Saved data entries
begin
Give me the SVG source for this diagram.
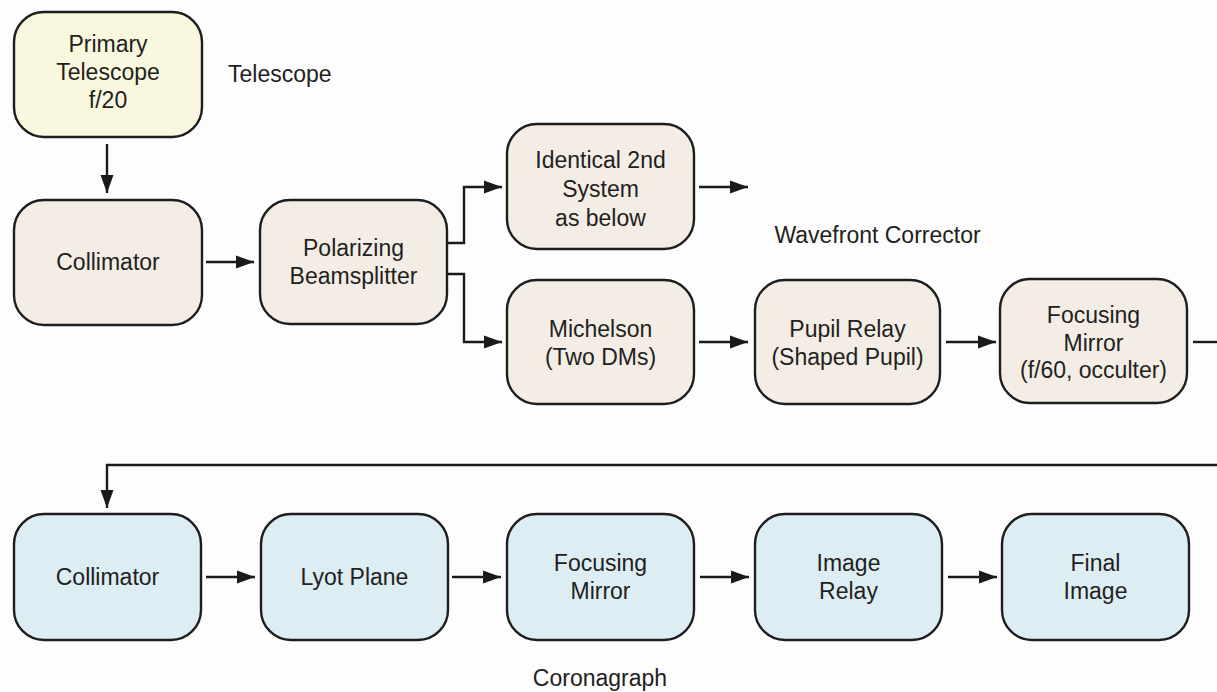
<svg xmlns="http://www.w3.org/2000/svg" width="1217" height="692" viewBox="0 0 1217 692">
<defs>
<marker id="ah" markerUnits="userSpaceOnUse" markerWidth="19" markerHeight="14" refX="18" refY="7" orient="auto">
<path d="M0,0.5 L18,7 L0,13.5 Z" fill="#1a1a1a"/>
</marker>
<style>
.box{stroke:#1e1e1e;stroke-width:2.4}
.y{fill:#f9f7de}
.b{fill:#f4ede6}
.c{fill:#dcedf4}
text{font-family:"Liberation Sans",Arial,sans-serif;font-size:23px;fill:#231f20}
.m{text-anchor:middle}
.cn path,.cn line{stroke:#1a1a1a;stroke-width:2.4;fill:none}
</style>
</defs>
<rect width="1217" height="692" fill="#fdfdfd"/>

<g id="primary"><rect class="box y" x="14" y="12" width="188" height="125" rx="30"/>
<text class="m" x="108" y="52">Primary</text><text class="m" x="108" y="80">Telescope</text><text class="m" x="108" y="108">f/20</text></g>
<g id="collimator1"><rect class="box b" x="14" y="200" width="188" height="125" rx="30"/>
<text class="m" x="108" y="270">Collimator</text></g>
<g id="polarizing"><rect class="box b" x="260" y="200" width="187" height="124" rx="30"/>
<text class="m" x="353.5" y="256">Polarizing</text><text class="m" x="353.5" y="284">Beamsplitter</text></g>
<g id="identical"><rect class="box b" x="507" y="124" width="187" height="125" rx="30"/>
<text class="m" x="600.5" y="168">Identical 2nd</text><text class="m" x="600.5" y="197">System</text><text class="m" x="600.5" y="226">as below</text></g>
<g id="michelson"><rect class="box b" x="507" y="280" width="187" height="124" rx="30"/>
<text class="m" x="600.5" y="337">Michelson</text><text class="m" x="600.5" y="365">(Two DMs)</text></g>
<g id="pupil"><rect class="box b" x="755" y="280" width="185" height="124" rx="30"/>
<text class="m" x="847.5" y="337">Pupil Relay</text><text class="m" x="847.5" y="365">(Shaped Pupil)</text></g>
<g id="focusing1"><rect class="box b" x="1000" y="279" width="187" height="124" rx="30"/>
<text class="m" x="1093.5" y="323">Focusing</text><text class="m" x="1093.5" y="351">Mirror</text><text class="m" x="1093.5" y="378">(f/60, occulter)</text></g>

<g id="collimator2"><rect class="box c" x="14" y="514" width="187" height="126" rx="30"/>
<text class="m" x="107.5" y="585">Collimator</text></g>
<g id="lyot"><rect class="box c" x="261" y="514" width="187" height="126" rx="30"/>
<text class="m" x="354.5" y="585">Lyot Plane</text></g>
<g id="focusing2"><rect class="box c" x="507" y="514" width="187" height="126" rx="30"/>
<text class="m" x="600.5" y="571">Focusing</text><text class="m" x="600.5" y="599">Mirror</text></g>
<g id="imagerelay"><rect class="box c" x="755" y="514" width="187" height="126" rx="30"/>
<text class="m" x="848.5" y="571">Image</text><text class="m" x="848.5" y="599">Relay</text></g>
<g id="final"><rect class="box c" x="1002" y="514" width="187" height="126" rx="30"/>
<text class="m" x="1095.5" y="571">Final</text><text class="m" x="1095.5" y="599">Image</text></g>

<g id="labels">
<text x="228" y="82">Telescope</text>
<text class="m" x="877.5" y="243">Wavefront Corrector</text>
<text class="m" x="600" y="686">Coronagraph</text>
</g>

<g id="connectors" class="cn">
<line x1="107" y1="144" x2="107" y2="193" marker-end="url(#ah)"/>
<line x1="206" y1="262" x2="254" y2="262" marker-end="url(#ah)"/>
<path d="M448,243 H464 V187 H502" marker-end="url(#ah)"/>
<path d="M448,274 H464 V342 H502" marker-end="url(#ah)"/>
<line x1="699" y1="187" x2="748" y2="187" marker-end="url(#ah)"/>
<line x1="699" y1="342" x2="748" y2="342" marker-end="url(#ah)"/>
<line x1="946" y1="342" x2="996" y2="342" marker-end="url(#ah)"/>
<line x1="1193" y1="342" x2="1217" y2="342"/>
<path d="M1217,465 H107 V508" marker-end="url(#ah)"/>
<line x1="206" y1="577" x2="255" y2="577" marker-end="url(#ah)"/>
<line x1="452" y1="577" x2="501" y2="577" marker-end="url(#ah)"/>
<line x1="700" y1="577" x2="749" y2="577" marker-end="url(#ah)"/>
<line x1="948" y1="577" x2="997" y2="577" marker-end="url(#ah)"/>
</g>
</svg>
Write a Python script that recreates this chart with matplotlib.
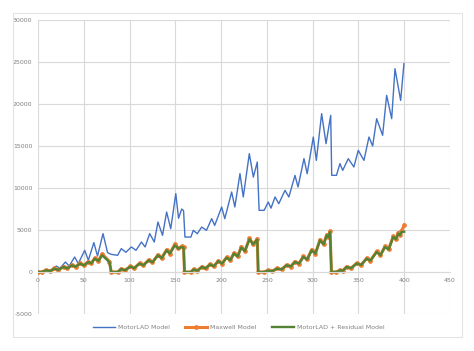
import matplotlib
matplotlib.use("Agg")
import matplotlib.pyplot as plt
from matplotlib.patches import Rectangle

# MotorLAD Model (blue) - vertices
blue_x = [0, 4, 10, 14, 20, 24, 30, 34, 40, 44, 51, 55, 61, 65, 71, 76, 80,
          87, 91, 96, 102, 107, 113, 117, 122, 127, 131, 136, 140.5, 145, 150.5, 153.5, 157, 159, 160.5,
          167, 169.6, 174, 178.8, 184, 189.7, 193, 200.6, 204, 211.5, 215, 220.6, 224.2, 230.8, 235.2, 239.5, 241.5,
          247, 251.5, 254.5, 258.9, 263, 269.8, 274, 280.7, 284, 290.5, 294, 300.7, 304, 309.8, 314.6, 319.7, 320.8,
          326, 329.8, 332.8, 338.9, 345, 349.8, 356, 361.5, 365.5, 369.9, 376.4, 380.8, 386.3, 389.9, 396.1, 399.7]
blue_y = [0, 50, 300, 200, 700, 450, 1190, 700, 1785, 1000, 2580, 1400, 3500, 1900, 4570, 2300, 2100,
          1990, 2780, 2350, 2980, 2580, 3570, 2980, 4570, 3570, 5950, 4370, 7140, 5150, 9330, 6400, 7500, 7300, 4160,
          4160, 4960, 4560, 5350, 4960, 6350, 5550, 7740, 6350, 9520, 7740, 11710, 8930, 14090, 11300, 13090, 7340,
          7340, 8330, 7600, 8930, 8130, 9720, 8930, 11500, 10120, 13500, 11700, 16070, 13290, 18850, 15280, 18650, 11510,
          11510, 12900, 12100, 13490, 12500, 14480, 13290, 16070, 15000, 18250, 16270, 21030, 18250, 24200, 20430, 24800]

# Maxwell Model (orange) and MotorLAD + Residual Model (green) share x vertices
step_x = [0, 4, 9, 13, 18, 22, 28, 32, 37, 41, 46, 50, 55, 58, 62, 66, 70, 78, 80,
          87, 91, 95, 101, 105, 111, 115, 121, 125, 131, 135, 140.5, 144, 149.6, 153.3, 157, 159, 160,
          167, 170, 174, 179, 183, 188, 192, 197, 201, 206, 210, 214, 218, 222, 226, 231, 235, 239.5, 240.5,
          247, 251, 256, 261, 266, 271.6, 276, 280.7, 285, 289.8, 294, 298.9, 303, 308, 312, 315.3, 317, 319, 320.5,
          326, 330, 333, 337, 342, 348, 353, 359, 363, 369.9, 374, 379, 383, 388, 391, 393.5, 395.5, 397, 400]
maxwell_y = [0, 0, 220, 100, 420, 250, 640, 420, 850, 620, 1050, 780, 1250, 1020, 1650, 1320, 2150, 1250, 0,
             0, 380, 200, 680, 450, 1050, 800, 1450, 1150, 2050, 1650, 2650, 2200, 3350, 2800, 3050, 2950, 0,
             0, 330, 150, 630, 420, 930, 680, 1330, 1000, 1750, 1400, 2250, 1850, 3000, 2500, 4000, 3300, 3950, 0,
             0, 180, 100, 430, 300, 850, 650, 1250, 1000, 1850, 1500, 2650, 2200, 3850, 3300, 4450, 4150, 4850, 0,
             0, 230, 150, 630, 450, 1050, 850, 1650, 1350, 2450, 2000, 3050, 2700, 4250, 3900, 4700, 4400, 4900, 5560]
resid_y = [0, 0, 200, 100, 400, 250, 600, 420, 800, 620, 1000, 780, 1190, 1020, 1590, 1320, 1990, 1190, 0,
           0, 350, 200, 650, 450, 1000, 800, 1390, 1150, 1990, 1650, 2580, 2200, 3180, 2780, 2980, 2900, 0,
           0, 300, 150, 600, 420, 900, 680, 1300, 1000, 1700, 1400, 2200, 1850, 2900, 2500, 3900, 3300, 3850, 0,
           0, 150, 100, 400, 300, 800, 650, 1190, 1000, 1790, 1500, 2580, 2200, 3770, 3300, 4370, 4150, 4760, 0,
           0, 200, 150, 600, 450, 1000, 850, 1590, 1350, 2380, 2000, 2980, 2700, 4170, 3900, 4570, 4400, 4760, 4800]

x_ticks = [0, 50, 100, 150, 200, 250, 300, 350, 400, 450]
y_ticks = [-5000, 0, 5000, 10000, 15000, 20000, 25000, 30000]

fig = plt.figure(figsize=(4.74, 3.51), dpi=100)
fig.patches.append(Rectangle((13 / 474, 1 - 337 / 351), 449 / 474, 324 / 351,
                             transform=fig.transFigure, fill=False,
                             edgecolor='#e3e3e3', linewidth=0.8))
ax = fig.add_axes([38 / 474, 1 - 314 / 351, 412 / 474, 294 / 351])

ax.plot(blue_x, blue_y, color='#4472C4', linewidth=1.0, label='MotorLAD Model')
ax.plot(step_x, maxwell_y, color='#ED7D31', linewidth=2.2, marker='o',
        markersize=2.4, label='Maxwell Model')
ax.plot(step_x, resid_y, color='#548235', linewidth=1.7,
        label='MotorLAD + Residual Model')

ax.set_xlim(0, 450)
ax.set_ylim(-5000, 30000)
ax.set_xticks(x_ticks)
ax.set_yticks(y_ticks)
ax.set_xticklabels([str(v) for v in x_ticks])
ax.set_yticklabels([str(v) for v in y_ticks])
ax.grid(True, color='#d9d9d9', linewidth=0.8)
ax.set_axisbelow(True)
for s in ['top', 'right', 'left']:
    ax.spines[s].set_visible(False)
ax.spines['bottom'].set_position(('data', 0))
ax.spines['bottom'].set_color('#d9d9d9')
ax.tick_params(axis='both', length=0, labelsize=4.5, labelcolor='#808080')
ax.tick_params(axis='y', pad=4)
ax.tick_params(axis='x', pad=4)

fig.legend(loc='center', bbox_to_anchor=(239 / 474, 1 - 327 / 351), ncol=3,
           frameon=False, fontsize=4.5, labelcolor='#808080', handlelength=3.5,
           columnspacing=2.5, handletextpad=0.5)

fig.savefig('out.png', dpi=100)
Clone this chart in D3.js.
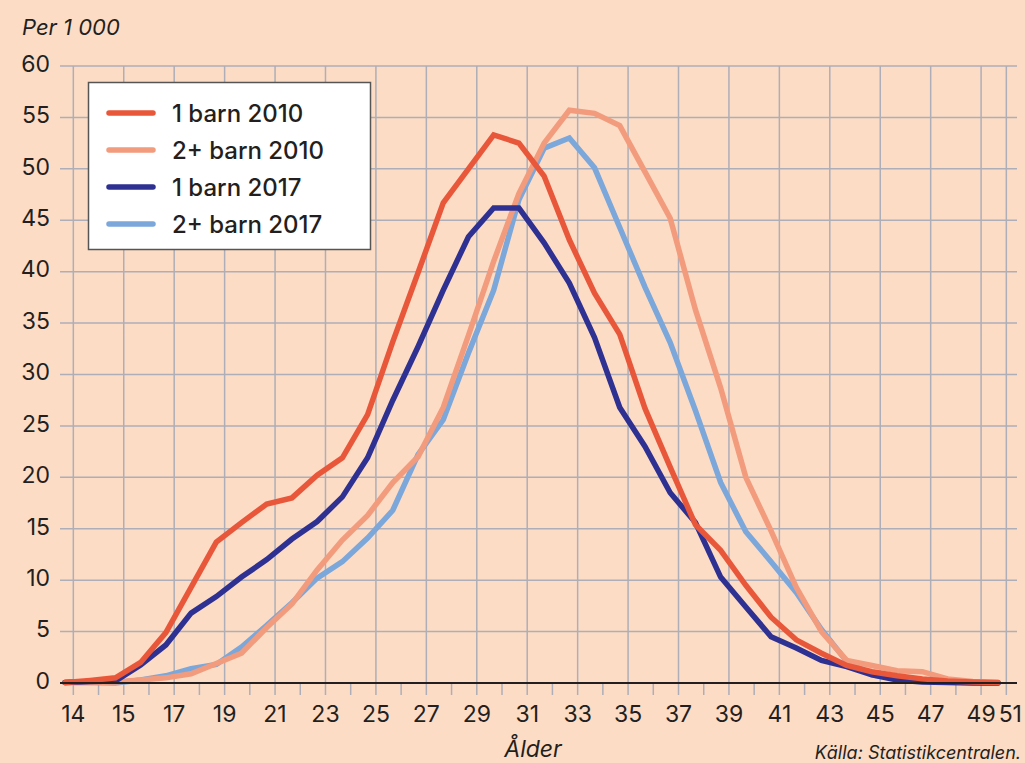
end
• **Stated problem**:
Skip the pictures. Set down only the lines from the one containing "Write a Python" through the one containing "from matplotlib.patches import Rectangle", exactly as they appear, ends included.

• **The reply**:
Write a Python script that recreates this chart with matplotlib.
import matplotlib
matplotlib.use("Agg")
import matplotlib.pyplot as plt
from matplotlib.patches import Rectangle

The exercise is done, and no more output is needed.